WORK TO BE COMPLETED
Without the pictures, output the lines of the material from the very first through the one that holds "85.43, 85.54, 85.63]".

======== GIVEN MATERIAL

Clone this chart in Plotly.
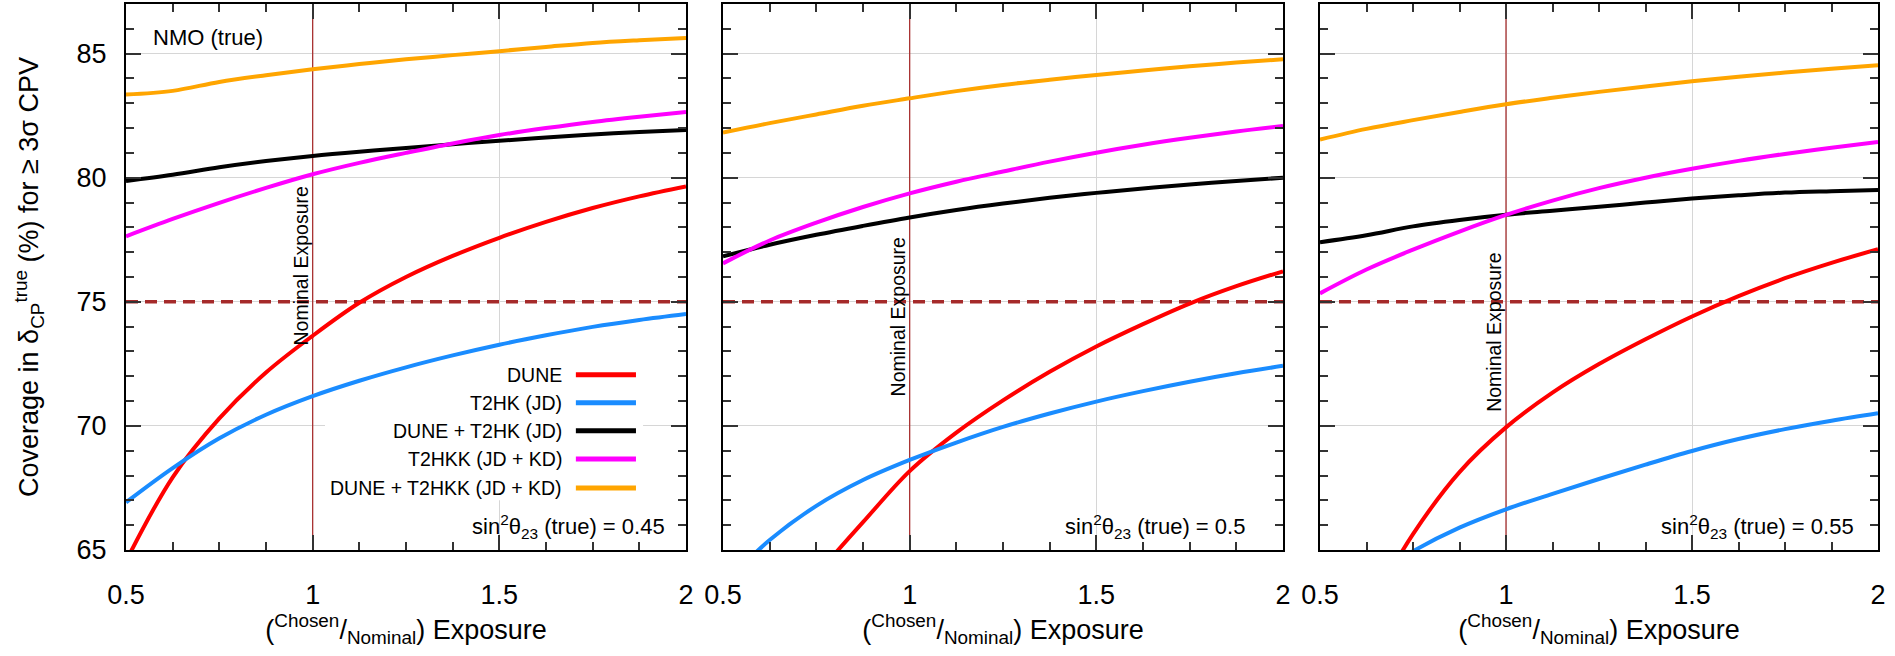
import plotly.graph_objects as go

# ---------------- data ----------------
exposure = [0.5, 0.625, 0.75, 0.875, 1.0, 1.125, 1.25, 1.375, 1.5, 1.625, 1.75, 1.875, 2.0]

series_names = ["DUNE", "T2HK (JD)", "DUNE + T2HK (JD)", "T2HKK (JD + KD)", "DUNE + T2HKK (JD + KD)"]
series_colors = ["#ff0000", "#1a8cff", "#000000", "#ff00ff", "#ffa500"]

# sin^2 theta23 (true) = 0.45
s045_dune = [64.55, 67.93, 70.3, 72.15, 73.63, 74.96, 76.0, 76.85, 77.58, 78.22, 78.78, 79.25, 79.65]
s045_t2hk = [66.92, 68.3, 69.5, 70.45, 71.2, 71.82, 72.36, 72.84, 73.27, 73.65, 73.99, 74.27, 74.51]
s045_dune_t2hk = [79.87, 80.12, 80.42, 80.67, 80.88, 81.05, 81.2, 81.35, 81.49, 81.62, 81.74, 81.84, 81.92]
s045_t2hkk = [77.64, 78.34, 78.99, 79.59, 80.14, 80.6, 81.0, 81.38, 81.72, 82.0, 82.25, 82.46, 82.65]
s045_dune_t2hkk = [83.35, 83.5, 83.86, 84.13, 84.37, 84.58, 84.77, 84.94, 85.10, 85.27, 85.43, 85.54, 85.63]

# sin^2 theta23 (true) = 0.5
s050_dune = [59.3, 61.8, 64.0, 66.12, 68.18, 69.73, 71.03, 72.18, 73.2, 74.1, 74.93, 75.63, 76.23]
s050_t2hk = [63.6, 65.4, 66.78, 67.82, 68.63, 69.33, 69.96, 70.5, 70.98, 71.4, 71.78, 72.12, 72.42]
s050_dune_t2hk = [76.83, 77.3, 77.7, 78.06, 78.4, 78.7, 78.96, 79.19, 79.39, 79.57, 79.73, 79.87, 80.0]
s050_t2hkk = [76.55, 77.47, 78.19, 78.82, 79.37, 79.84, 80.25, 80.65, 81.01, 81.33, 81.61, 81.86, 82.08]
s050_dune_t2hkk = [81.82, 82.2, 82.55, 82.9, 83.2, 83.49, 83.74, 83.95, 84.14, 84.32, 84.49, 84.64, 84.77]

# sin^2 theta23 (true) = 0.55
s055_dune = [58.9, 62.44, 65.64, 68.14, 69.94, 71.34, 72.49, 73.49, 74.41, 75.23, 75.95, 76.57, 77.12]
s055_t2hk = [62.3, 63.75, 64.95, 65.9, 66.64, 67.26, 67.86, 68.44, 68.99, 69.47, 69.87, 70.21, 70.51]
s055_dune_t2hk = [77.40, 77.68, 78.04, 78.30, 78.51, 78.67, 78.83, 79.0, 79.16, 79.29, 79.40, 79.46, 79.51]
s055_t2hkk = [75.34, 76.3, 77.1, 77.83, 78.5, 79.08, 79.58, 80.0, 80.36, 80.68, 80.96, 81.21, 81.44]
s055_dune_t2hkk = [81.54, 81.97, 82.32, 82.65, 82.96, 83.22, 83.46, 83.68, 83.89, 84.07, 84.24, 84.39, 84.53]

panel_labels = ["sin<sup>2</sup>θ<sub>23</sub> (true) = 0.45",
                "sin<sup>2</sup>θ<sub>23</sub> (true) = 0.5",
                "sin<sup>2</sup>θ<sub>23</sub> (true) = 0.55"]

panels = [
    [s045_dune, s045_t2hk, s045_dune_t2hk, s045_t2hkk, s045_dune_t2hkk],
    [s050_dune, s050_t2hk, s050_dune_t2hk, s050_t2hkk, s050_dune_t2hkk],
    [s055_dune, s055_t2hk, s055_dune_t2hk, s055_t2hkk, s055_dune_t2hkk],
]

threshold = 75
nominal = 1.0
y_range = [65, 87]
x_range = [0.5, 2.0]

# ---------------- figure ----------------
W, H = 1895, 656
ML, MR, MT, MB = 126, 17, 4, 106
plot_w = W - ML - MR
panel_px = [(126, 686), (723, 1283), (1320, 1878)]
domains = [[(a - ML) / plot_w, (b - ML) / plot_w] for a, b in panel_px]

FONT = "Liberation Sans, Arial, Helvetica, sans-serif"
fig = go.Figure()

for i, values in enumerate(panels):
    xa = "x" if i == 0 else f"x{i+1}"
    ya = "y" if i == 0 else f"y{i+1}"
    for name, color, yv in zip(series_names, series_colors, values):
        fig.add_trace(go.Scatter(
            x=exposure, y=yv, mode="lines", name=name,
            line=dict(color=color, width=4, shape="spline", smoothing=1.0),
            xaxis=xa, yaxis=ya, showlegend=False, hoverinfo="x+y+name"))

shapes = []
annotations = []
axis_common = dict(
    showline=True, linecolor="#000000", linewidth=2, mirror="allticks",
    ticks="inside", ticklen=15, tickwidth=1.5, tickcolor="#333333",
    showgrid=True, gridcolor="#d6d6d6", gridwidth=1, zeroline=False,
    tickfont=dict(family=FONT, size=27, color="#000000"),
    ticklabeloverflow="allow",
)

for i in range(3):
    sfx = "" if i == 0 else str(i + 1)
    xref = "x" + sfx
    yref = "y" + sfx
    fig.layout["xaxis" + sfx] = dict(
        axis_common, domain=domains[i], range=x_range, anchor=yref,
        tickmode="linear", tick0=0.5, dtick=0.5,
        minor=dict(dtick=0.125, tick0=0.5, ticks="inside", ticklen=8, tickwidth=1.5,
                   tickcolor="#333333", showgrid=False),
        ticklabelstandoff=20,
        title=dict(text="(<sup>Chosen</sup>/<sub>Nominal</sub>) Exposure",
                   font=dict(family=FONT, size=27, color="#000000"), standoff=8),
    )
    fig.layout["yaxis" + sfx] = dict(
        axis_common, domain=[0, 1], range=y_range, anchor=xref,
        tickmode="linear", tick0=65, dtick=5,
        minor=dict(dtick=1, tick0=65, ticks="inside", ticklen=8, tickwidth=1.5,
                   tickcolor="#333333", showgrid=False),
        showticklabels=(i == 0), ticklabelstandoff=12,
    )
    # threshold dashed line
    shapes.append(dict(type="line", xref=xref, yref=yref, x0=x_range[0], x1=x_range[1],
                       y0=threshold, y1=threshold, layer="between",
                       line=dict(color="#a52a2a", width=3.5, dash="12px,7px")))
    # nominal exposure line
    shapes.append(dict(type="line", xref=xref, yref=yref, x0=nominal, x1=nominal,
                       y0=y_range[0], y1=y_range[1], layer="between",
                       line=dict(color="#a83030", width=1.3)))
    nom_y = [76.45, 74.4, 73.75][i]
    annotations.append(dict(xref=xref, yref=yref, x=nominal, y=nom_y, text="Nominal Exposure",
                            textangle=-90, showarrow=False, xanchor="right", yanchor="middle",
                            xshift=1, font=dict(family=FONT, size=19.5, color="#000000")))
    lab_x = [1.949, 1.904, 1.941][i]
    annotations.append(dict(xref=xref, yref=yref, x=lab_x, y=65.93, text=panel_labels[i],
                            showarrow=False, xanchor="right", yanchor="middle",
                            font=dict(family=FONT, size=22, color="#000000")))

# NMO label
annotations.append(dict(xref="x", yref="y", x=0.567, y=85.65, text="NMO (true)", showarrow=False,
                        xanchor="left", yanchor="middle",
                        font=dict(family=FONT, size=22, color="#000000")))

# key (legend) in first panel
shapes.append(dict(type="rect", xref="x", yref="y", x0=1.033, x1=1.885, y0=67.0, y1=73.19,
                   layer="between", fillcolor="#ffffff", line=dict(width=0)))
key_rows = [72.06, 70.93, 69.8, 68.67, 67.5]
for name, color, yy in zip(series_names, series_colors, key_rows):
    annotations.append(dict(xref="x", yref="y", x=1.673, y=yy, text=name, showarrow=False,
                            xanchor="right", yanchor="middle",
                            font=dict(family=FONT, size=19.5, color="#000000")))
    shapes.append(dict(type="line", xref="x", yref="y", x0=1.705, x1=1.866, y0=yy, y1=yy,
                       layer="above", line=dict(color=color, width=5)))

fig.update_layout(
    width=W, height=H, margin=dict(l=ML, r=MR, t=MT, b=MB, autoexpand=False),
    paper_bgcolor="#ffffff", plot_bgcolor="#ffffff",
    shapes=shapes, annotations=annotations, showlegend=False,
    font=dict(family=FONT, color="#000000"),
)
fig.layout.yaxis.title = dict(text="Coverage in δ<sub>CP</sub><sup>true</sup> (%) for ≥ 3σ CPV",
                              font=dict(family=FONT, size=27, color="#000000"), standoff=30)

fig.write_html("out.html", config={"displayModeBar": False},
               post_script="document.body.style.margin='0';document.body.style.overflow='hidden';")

================

RESULT OF THE EXERCISE
Clone this chart in Plotly.
import plotly.graph_objects as go

# ---------------- data ----------------
exposure = [0.5, 0.625, 0.75, 0.875, 1.0, 1.125, 1.25, 1.375, 1.5, 1.625, 1.75, 1.875, 2.0]

series_names = ["DUNE", "T2HK (JD)", "DUNE + T2HK (JD)", "T2HKK (JD + KD)", "DUNE + T2HKK (JD + KD)"]
series_colors = ["#ff0000", "#1a8cff", "#000000", "#ff00ff", "#ffa500"]

# sin^2 theta23 (true) = 0.45
s045_dune = [64.55, 67.93, 70.3, 72.15, 73.63, 74.96, 76.0, 76.85, 77.58, 78.22, 78.78, 79.25, 79.65]
s045_t2hk = [66.92, 68.3, 69.5, 70.45, 71.2, 71.82, 72.36, 72.84, 73.27, 73.65, 73.99, 74.27, 74.51]
s045_dune_t2hk = [79.87, 80.12, 80.42, 80.67, 80.88, 81.05, 81.2, 81.35, 81.49, 81.62, 81.74, 81.84, 81.92]
s045_t2hkk = [77.64, 78.34, 78.99, 79.59, 80.14, 80.6, 81.0, 81.38, 81.72, 82.0, 82.25, 82.46, 82.65]
s045_dune_t2hkk = [83.35, 83.5, 83.86, 84.13, 84.37, 84.58, 84.77, 84.94, 85.10, 85.27, 85.43, 85.54, 85.63]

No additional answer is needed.